<<<<
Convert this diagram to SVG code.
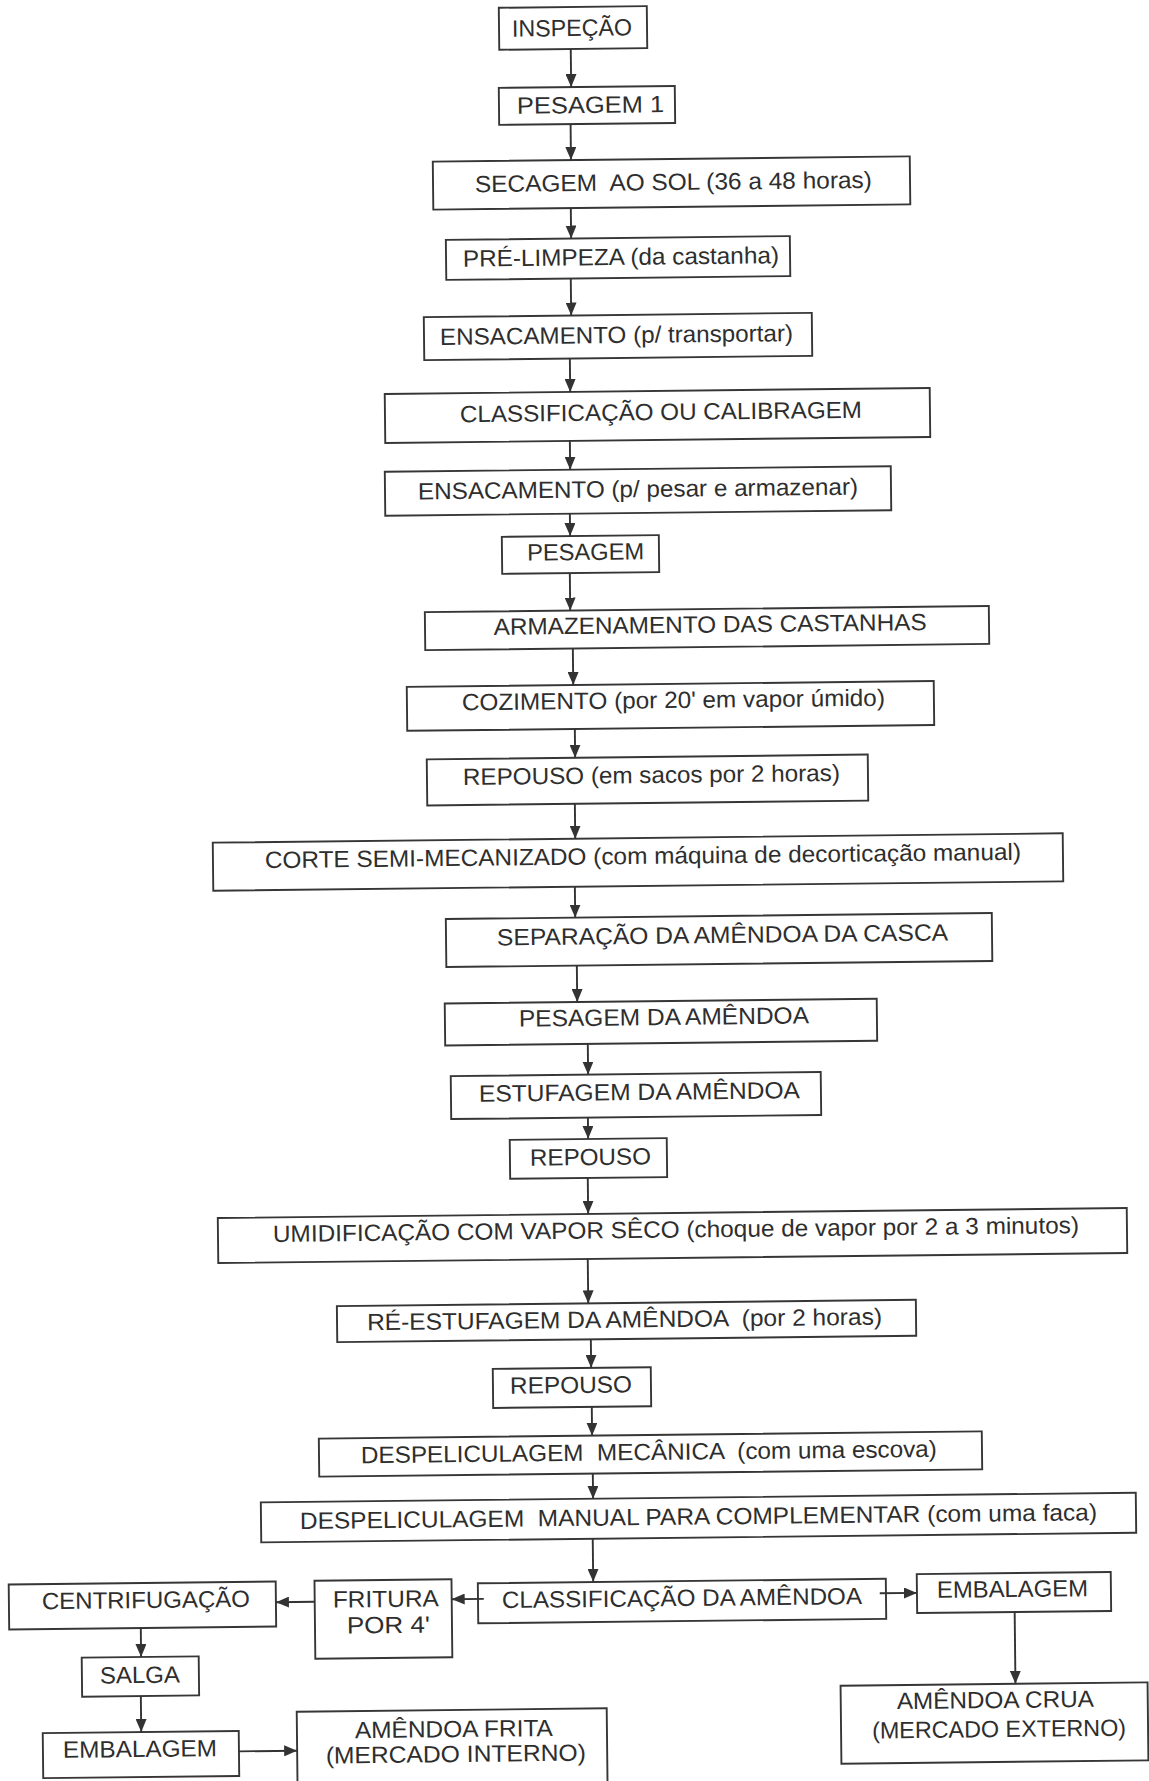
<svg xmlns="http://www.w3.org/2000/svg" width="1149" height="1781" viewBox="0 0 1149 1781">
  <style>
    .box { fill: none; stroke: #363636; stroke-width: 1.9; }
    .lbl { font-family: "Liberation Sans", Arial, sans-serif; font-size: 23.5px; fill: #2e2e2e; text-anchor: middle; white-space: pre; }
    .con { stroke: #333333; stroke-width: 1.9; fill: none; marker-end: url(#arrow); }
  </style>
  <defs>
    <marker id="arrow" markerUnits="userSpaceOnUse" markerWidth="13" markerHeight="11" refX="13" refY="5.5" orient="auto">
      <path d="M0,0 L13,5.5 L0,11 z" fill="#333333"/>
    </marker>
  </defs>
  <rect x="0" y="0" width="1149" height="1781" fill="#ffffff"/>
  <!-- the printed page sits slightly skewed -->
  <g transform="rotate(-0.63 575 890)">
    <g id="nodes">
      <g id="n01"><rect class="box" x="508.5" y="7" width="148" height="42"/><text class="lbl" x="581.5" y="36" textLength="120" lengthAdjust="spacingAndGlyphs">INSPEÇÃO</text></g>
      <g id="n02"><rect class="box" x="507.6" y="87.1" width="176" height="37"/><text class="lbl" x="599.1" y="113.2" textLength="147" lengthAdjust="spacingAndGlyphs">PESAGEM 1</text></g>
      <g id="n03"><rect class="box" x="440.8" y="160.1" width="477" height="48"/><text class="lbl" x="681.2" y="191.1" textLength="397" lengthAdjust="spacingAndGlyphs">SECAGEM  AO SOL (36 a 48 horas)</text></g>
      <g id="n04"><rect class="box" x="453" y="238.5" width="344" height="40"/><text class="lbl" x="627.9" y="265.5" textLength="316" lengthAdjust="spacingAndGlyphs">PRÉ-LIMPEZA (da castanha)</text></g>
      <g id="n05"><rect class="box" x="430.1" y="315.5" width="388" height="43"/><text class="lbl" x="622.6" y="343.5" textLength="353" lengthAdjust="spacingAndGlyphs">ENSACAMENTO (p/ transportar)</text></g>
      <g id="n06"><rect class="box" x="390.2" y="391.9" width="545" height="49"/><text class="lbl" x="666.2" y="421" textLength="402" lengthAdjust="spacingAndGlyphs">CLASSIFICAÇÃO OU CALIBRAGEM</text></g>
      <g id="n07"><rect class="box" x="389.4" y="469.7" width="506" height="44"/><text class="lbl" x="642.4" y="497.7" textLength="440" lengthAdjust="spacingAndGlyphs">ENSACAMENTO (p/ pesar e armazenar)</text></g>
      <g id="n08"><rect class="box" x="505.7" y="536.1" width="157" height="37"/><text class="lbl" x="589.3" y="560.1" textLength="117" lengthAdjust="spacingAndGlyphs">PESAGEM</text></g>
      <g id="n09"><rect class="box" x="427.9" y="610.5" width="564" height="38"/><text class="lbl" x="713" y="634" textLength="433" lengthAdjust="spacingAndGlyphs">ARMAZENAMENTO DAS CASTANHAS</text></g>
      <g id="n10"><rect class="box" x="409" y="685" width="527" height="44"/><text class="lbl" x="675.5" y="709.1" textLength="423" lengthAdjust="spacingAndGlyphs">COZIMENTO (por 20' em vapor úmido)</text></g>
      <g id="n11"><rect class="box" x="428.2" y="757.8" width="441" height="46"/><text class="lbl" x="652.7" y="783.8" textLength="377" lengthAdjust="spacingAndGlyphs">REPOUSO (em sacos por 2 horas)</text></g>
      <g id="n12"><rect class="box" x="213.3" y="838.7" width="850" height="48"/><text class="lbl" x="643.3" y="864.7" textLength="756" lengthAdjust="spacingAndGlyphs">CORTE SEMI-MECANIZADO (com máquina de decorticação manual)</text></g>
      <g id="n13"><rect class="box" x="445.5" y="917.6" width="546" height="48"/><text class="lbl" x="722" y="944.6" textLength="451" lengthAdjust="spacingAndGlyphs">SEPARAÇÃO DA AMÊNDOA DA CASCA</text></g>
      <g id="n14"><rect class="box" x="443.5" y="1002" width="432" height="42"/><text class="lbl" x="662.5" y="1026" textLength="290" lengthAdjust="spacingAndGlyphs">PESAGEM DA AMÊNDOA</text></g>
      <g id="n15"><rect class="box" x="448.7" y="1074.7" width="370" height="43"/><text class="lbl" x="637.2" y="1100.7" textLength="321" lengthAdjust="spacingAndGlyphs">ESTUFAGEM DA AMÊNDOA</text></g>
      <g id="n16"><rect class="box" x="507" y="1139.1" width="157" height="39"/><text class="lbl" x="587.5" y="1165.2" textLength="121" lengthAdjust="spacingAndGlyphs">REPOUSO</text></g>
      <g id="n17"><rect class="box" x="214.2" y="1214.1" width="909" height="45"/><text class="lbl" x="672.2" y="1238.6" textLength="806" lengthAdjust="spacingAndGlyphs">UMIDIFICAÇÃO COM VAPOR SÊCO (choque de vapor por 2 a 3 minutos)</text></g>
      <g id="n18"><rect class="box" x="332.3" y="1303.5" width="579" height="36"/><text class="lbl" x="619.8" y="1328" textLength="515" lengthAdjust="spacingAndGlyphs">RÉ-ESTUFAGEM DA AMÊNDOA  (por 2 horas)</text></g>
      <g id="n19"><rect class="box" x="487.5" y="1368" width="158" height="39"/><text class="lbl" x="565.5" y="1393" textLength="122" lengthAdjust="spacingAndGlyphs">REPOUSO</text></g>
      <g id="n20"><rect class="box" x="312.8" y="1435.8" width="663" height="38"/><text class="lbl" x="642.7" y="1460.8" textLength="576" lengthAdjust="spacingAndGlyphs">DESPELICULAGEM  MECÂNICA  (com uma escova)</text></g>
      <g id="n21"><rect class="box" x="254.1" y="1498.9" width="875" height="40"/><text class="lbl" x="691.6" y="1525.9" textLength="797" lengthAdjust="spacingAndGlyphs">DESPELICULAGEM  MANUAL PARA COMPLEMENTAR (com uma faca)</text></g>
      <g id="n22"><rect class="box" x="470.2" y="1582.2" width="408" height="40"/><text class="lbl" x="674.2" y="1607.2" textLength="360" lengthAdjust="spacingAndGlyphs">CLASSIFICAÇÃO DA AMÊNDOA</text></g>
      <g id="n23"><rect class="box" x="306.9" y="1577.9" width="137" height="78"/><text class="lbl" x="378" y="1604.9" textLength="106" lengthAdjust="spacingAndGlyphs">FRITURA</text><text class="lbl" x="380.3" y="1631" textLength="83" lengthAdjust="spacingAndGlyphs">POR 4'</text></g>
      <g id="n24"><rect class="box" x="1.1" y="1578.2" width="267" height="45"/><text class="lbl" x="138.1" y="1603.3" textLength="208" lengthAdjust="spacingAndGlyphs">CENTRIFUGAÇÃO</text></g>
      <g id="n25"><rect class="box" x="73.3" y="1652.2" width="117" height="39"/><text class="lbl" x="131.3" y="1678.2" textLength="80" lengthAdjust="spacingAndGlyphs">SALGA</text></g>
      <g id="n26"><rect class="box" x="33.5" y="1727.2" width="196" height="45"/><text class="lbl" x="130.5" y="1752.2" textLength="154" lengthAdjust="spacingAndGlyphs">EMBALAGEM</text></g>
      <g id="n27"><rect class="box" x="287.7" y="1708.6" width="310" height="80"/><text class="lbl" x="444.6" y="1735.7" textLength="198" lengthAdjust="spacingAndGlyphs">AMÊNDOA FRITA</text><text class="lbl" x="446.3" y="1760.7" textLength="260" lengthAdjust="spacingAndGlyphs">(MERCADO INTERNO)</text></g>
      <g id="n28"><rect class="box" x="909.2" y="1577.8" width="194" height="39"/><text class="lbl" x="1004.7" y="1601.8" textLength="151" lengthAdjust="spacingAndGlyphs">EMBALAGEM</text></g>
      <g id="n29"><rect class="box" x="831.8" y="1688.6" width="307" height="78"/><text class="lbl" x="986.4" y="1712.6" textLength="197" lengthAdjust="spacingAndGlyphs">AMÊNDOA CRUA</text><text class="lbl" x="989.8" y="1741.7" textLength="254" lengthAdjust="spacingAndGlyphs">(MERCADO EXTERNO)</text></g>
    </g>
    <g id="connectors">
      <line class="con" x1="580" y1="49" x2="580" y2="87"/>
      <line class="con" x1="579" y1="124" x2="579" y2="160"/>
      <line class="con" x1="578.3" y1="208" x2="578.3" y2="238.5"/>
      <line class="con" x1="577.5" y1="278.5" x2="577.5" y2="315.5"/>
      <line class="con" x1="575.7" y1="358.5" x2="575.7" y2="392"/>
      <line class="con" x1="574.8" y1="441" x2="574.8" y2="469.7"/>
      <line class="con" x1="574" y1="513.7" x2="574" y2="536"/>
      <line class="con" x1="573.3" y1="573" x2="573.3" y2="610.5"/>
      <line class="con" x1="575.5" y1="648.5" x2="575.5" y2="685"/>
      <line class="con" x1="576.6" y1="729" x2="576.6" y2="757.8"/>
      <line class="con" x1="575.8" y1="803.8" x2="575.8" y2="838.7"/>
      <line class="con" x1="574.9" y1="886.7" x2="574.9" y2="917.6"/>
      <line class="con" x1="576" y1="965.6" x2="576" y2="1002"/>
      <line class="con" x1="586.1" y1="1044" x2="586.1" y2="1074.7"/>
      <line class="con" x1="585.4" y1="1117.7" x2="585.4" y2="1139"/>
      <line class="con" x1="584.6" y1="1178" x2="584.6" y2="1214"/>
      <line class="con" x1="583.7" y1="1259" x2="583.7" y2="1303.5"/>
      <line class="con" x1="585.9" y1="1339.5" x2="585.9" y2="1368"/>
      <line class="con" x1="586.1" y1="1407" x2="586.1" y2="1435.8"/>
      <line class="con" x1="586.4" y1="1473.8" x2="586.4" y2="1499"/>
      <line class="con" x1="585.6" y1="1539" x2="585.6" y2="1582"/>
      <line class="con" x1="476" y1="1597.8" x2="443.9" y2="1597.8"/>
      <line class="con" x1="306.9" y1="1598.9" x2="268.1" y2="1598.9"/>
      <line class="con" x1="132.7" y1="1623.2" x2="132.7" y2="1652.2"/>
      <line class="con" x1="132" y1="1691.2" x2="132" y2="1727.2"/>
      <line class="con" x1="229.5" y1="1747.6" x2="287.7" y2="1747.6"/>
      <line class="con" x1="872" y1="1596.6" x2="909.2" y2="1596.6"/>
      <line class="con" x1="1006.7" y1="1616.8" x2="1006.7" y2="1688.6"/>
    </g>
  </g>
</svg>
>>>>
<<<<
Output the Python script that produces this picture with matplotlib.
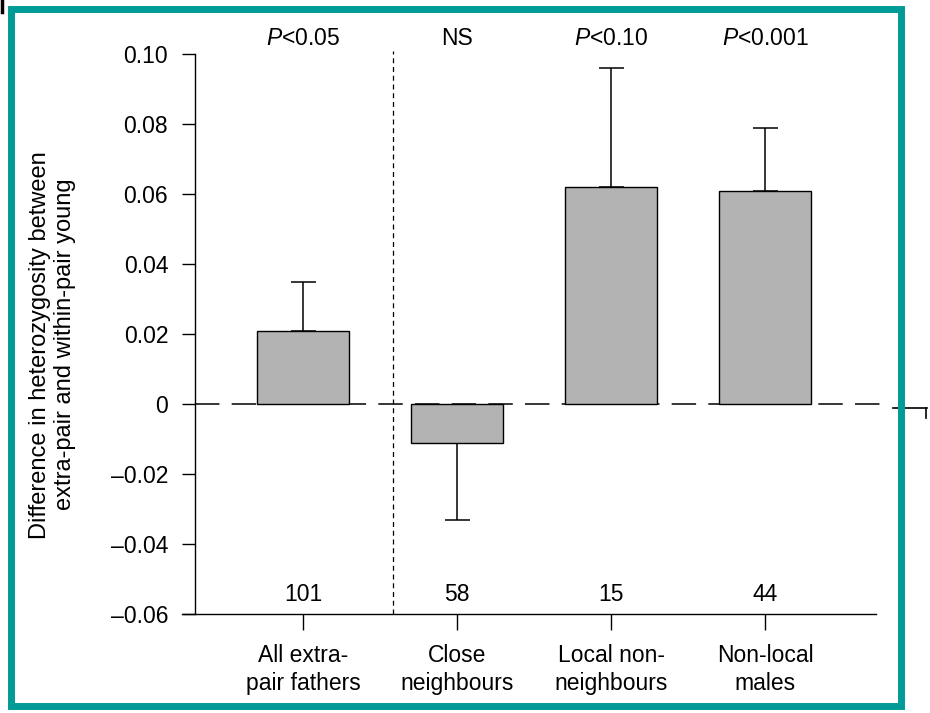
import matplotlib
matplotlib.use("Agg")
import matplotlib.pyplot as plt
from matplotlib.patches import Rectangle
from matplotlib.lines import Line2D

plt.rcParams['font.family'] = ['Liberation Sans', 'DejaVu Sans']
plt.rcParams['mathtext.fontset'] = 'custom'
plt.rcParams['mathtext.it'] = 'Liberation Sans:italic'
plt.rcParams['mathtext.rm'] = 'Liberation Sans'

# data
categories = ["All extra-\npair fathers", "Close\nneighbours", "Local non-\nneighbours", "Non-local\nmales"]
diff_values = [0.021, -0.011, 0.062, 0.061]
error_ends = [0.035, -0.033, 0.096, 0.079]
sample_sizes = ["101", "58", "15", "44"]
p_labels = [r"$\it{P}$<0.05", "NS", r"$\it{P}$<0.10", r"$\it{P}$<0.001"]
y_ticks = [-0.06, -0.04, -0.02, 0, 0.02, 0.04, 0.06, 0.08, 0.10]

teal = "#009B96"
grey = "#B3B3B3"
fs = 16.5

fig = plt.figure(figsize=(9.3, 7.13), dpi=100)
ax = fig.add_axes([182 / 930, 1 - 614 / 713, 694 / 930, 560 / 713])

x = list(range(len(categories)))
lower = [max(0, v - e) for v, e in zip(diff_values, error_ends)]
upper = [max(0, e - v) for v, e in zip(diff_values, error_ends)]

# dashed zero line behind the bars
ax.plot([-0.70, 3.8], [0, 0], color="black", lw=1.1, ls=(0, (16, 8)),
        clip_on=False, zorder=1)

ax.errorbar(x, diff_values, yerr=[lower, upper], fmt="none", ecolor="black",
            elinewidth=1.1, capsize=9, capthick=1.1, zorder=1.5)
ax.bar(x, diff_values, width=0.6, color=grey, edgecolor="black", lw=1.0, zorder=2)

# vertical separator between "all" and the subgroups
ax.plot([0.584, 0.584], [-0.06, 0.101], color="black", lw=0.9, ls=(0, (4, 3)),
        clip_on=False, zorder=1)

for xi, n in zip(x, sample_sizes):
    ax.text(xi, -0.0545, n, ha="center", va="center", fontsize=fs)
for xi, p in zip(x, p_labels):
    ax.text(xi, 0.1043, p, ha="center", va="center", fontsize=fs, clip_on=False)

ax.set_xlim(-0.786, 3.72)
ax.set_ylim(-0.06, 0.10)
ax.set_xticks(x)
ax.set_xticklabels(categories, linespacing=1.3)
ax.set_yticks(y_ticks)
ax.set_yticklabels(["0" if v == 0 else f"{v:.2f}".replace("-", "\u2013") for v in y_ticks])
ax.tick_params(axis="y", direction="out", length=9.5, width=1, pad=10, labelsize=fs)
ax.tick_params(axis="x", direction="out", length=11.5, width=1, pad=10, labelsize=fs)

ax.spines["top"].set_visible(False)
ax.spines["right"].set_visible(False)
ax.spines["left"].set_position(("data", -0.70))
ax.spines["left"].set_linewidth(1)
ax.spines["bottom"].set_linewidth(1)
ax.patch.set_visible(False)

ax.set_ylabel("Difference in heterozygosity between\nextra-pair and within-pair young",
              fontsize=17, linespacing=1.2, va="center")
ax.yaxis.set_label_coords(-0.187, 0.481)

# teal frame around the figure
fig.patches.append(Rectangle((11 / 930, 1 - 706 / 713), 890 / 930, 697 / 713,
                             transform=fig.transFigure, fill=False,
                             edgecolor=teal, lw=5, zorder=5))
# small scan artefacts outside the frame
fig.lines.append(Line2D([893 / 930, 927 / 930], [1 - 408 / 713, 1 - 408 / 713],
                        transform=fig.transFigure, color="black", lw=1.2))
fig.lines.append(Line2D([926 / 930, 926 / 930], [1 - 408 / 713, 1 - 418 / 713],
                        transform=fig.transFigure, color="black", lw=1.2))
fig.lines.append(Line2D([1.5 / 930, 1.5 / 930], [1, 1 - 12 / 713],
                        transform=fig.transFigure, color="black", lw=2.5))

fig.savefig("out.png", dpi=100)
>>>>
* Short exercise
Which lines contain "this"? Copy each of them.

* Task output
Convert this diagram to SVG code.
Output the Python script that produces this picture with matplotlib.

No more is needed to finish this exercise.